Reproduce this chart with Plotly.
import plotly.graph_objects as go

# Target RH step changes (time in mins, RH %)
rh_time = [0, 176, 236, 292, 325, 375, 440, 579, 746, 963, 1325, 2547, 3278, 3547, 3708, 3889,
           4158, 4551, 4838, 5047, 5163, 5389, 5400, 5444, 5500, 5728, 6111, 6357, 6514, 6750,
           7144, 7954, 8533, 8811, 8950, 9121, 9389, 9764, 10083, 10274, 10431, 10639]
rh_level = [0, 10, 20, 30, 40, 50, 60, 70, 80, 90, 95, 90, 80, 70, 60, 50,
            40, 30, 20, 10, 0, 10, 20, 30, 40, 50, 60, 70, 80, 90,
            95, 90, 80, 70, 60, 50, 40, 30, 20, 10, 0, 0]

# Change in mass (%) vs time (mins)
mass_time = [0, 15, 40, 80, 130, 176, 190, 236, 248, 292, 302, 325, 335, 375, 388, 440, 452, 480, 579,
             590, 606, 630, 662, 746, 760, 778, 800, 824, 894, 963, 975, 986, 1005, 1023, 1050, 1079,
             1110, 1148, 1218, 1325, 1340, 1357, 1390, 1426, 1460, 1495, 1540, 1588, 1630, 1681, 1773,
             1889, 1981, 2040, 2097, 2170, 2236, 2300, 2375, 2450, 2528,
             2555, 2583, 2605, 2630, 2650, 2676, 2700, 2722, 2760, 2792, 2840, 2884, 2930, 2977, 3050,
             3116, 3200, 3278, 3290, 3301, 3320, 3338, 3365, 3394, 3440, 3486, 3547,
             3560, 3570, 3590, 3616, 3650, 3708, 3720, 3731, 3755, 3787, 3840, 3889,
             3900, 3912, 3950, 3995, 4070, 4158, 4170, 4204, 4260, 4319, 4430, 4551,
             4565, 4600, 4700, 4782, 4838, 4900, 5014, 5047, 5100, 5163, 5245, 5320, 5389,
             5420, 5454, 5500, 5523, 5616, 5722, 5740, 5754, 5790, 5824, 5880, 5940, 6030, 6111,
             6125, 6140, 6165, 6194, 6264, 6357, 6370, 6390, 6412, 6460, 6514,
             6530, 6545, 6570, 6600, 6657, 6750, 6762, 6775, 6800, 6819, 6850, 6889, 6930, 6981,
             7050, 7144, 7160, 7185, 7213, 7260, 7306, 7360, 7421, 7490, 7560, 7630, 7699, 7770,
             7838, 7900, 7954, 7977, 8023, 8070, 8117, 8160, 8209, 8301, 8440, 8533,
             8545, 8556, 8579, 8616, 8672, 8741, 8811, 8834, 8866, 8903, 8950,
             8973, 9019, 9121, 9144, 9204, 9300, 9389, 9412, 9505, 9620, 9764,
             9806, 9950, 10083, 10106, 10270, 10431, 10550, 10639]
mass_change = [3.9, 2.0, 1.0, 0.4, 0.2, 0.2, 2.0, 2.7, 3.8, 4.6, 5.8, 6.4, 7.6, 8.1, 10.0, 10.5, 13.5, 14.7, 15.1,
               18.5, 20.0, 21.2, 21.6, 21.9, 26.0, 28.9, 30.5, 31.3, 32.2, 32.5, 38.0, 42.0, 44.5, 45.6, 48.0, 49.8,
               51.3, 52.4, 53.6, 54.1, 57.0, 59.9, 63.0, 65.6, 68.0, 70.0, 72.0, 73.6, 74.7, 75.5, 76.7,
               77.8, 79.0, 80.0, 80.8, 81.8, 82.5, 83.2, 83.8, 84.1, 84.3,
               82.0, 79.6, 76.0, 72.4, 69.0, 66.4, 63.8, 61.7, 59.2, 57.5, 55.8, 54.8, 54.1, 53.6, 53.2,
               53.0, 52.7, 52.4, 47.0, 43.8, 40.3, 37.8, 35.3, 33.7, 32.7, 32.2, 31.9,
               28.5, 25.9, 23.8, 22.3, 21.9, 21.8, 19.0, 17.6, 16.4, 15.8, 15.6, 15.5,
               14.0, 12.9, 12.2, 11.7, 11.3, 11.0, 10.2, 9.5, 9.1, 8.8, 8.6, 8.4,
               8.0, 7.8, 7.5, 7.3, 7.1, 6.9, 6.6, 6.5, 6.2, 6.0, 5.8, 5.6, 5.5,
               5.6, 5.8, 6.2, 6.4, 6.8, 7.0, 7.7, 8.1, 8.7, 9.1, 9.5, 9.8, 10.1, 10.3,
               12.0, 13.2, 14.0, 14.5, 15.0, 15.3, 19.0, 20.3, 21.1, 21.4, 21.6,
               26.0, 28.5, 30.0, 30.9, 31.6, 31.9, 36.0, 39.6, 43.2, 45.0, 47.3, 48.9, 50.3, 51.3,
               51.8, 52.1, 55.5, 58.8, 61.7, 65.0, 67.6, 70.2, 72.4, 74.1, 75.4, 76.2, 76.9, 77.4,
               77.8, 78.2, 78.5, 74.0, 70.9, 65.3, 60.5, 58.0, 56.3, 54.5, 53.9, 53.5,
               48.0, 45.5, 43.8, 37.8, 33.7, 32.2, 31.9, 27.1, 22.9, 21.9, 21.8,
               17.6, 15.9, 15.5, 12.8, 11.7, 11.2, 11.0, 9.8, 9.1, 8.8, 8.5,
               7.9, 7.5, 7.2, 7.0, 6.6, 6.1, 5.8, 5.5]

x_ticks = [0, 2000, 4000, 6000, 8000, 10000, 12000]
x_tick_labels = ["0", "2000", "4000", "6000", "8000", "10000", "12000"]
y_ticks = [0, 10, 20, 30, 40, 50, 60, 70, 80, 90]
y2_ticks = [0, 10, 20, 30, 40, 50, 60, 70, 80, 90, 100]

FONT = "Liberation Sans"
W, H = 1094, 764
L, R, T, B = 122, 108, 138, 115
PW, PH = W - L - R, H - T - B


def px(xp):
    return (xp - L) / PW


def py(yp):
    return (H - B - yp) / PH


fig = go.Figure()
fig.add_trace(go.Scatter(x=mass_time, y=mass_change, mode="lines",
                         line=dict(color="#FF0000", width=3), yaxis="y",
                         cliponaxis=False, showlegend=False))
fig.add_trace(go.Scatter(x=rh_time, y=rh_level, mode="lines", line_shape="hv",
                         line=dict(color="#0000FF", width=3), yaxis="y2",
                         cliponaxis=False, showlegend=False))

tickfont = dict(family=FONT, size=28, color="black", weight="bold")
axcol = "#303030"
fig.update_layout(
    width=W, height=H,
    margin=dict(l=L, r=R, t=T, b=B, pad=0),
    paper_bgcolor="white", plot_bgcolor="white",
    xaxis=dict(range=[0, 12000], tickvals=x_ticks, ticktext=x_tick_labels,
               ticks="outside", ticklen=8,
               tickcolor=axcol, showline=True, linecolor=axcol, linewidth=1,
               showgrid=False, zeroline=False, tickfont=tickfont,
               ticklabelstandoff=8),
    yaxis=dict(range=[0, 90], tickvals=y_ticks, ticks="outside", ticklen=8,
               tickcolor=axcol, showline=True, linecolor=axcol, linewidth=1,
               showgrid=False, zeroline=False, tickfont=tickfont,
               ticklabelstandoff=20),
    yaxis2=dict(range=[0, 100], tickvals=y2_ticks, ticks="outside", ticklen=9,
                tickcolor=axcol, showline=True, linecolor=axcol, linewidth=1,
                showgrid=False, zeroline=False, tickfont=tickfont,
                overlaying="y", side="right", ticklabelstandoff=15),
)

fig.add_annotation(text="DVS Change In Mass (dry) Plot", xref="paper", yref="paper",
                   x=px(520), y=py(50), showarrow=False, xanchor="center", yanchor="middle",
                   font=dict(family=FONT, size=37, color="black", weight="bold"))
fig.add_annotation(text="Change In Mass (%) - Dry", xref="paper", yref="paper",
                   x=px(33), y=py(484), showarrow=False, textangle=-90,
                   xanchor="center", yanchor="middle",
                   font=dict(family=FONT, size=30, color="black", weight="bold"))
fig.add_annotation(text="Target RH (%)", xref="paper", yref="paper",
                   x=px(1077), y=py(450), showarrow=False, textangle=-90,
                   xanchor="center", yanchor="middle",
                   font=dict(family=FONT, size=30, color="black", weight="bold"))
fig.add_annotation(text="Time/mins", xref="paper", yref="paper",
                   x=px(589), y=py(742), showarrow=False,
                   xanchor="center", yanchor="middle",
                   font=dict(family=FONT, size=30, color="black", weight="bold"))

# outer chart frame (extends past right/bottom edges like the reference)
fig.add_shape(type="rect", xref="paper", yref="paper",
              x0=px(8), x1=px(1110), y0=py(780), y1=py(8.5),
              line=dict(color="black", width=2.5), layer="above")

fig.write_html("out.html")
********
● **SHORT PROBLEM**:
Please give an exact restatement of only the lines from the beginning of the material above to the line with "20, 10, 0, 0]", inclusive.

● **TASK RESPONSE**:
Reproduce this chart with Plotly.
import plotly.graph_objects as go

# Target RH step changes (time in mins, RH %)
rh_time = [0, 176, 236, 292, 325, 375, 440, 579, 746, 963, 1325, 2547, 3278, 3547, 3708, 3889,
           4158, 4551, 4838, 5047, 5163, 5389, 5400, 5444, 5500, 5728, 6111, 6357, 6514, 6750,
           7144, 7954, 8533, 8811, 8950, 9121, 9389, 9764, 10083, 10274, 10431, 10639]
rh_level = [0, 10, 20, 30, 40, 50, 60, 70, 80, 90, 95, 90, 80, 70, 60, 50,
            40, 30, 20, 10, 0, 10, 20, 30, 40, 50, 60, 70, 80, 90,
            95, 90, 80, 70, 60, 50, 40, 30, 20, 10, 0, 0]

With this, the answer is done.